Suppose $ x_1,x_2 $ are two different variables, and the function $$ g(x_1,x_2)=0. $$
Then, how can we approve the following formula:
$$ dg = \frac{\partial g}{\partial x_1}dx_1 + \frac{\partial g}{\partial x_2}dx_2 = 0 .$$
If the formula is not always right.
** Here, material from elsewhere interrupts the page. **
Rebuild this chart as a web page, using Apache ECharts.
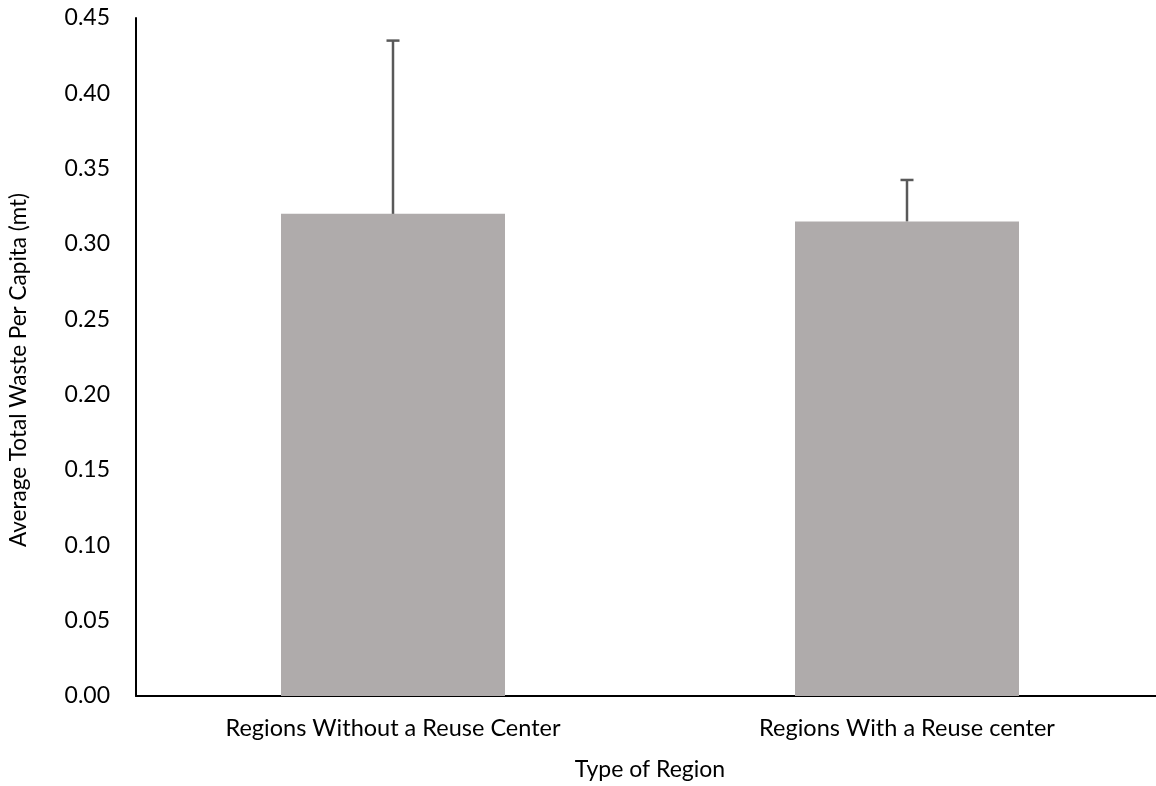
<!DOCTYPE html>
<html><head><meta charset="utf-8">
<script src="https://cdn.jsdelivr.net/npm/echarts@6/dist/echarts.min.js"></script>
<style>html,body{margin:0;padding:0;background:#fff;overflow:hidden}#c{width:1170px;height:786px}</style>
</head><body><div id="c"></div>
<script>
const categories = ["Regions Without a Reuse Center", "Regions With a Reuse center"];
const averages = [0.320, 0.315];
const errorPlus = [0.115, 0.0275];
const yTicks = { min: 0, max: 0.45, step: 0.05 };
const yTitle = "Average Total Waste Per Capita (mt)";
const xTitle = "Type of Region";

const FONT = "Lato";
const chart = echarts.init(document.getElementById('c'));
chart.setOption({
  backgroundColor: '#fff',
  animation: false,
  grid: { left: 136, top: 18, bottom: 89, width: 1028 },
  xAxis: {
    type: 'category', data: categories,
    axisLine: { lineStyle: { color: '#000', width: 2 } },
    axisTick: { show: false },
    axisLabel: { color: '#000', fontFamily: FONT, fontSize: 23.5, margin: 20 },
    name: xTitle, nameLocation: 'middle', nameGap: 62,
    nameTextStyle: { color: '#000', fontFamily: FONT, fontSize: 23 }
  },
  yAxis: {
    type: 'value', min: yTicks.min, max: yTicks.max, interval: yTicks.step,
    axisLine: { show: true, lineStyle: { color: '#000', width: 2 } },
    axisTick: { show: false },
    splitLine: { show: false },
    axisLabel: { color: '#000', fontFamily: FONT, fontSize: 23, margin: 26,
      formatter: v => v.toFixed(2) }
  },
  graphic: [{
    type: 'text', rotation: Math.PI / 2,
    style: { text: yTitle, fill: '#000', font: '22.5px ' + FONT, align: 'center', verticalAlign: 'middle' },
    x: 19, y: 370
  }],
  series: [{
    type: 'bar', data: averages, barWidth: 224,
    itemStyle: { color: '#AFABAB' }
  }, {
    type: 'custom',
    data: averages.map((v, i) => [i, v, v + errorPlus[i]]),
    renderItem: function (params, api) {
      const base = api.coord([api.value(0), api.value(1)]);
      const top = api.coord([api.value(0), api.value(2)]);
      const half = 6.5;
      const st = { stroke: '#595959', lineWidth: 2.5 };
      return { type: 'group', children: [
        { type: 'line', shape: { x1: base[0], y1: base[1], x2: top[0], y2: top[1] }, style: st },
        { type: 'line', shape: { x1: top[0] - half, y1: top[1], x2: top[0] + half, y2: top[1] }, style: st }
      ]};
    },
    z: 5
  }]
});
</script></body></html>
What are the conditions to have it true?
Edit:
Now, I write my question as I have it from my book
Consider the extrema of a function $$ f(x_1,x_2). $$ with two interdependent variables $ x_1,x_2 $, subject to the condition
$$ g(x_1,x_2)=0. \space\space\space\space\space\space (1)$$
As a necessary condition for extrema, we have
$$ df = \frac{\partial f}{\partial x_1}dx_1 + \frac{\partial f}{\partial x_2}dx_2 = 0. \space\space\space\space\space\space\space\space\space (2)$$
However, since $ dx1$ and $ dx2 $ are not arbitrary, but related by the condtion
$$ dg = \frac{\partial g}{\partial x_1}dx_1 + \frac{\partial g}{\partial x_2}dx_2 = 0 .\space\space\space\space\space\space\space\space\space(3)$$
How did the authoer conclude the last formula
Best Answer
If $g$ is the constant function $0$, then $dg = 0$ because the partial derivatives are zero.
If $g = 0$ but the partial derivatives aren't equal to $0$, then by the Implicit Function Theorem that means that $x_2$ is some implicit function of $x_1$. Then $dg = 0$ if
$$ \frac{\partial g}{\partial x_2}dx_1 = - \frac{\partial g}{\partial x_2}dx_2 $$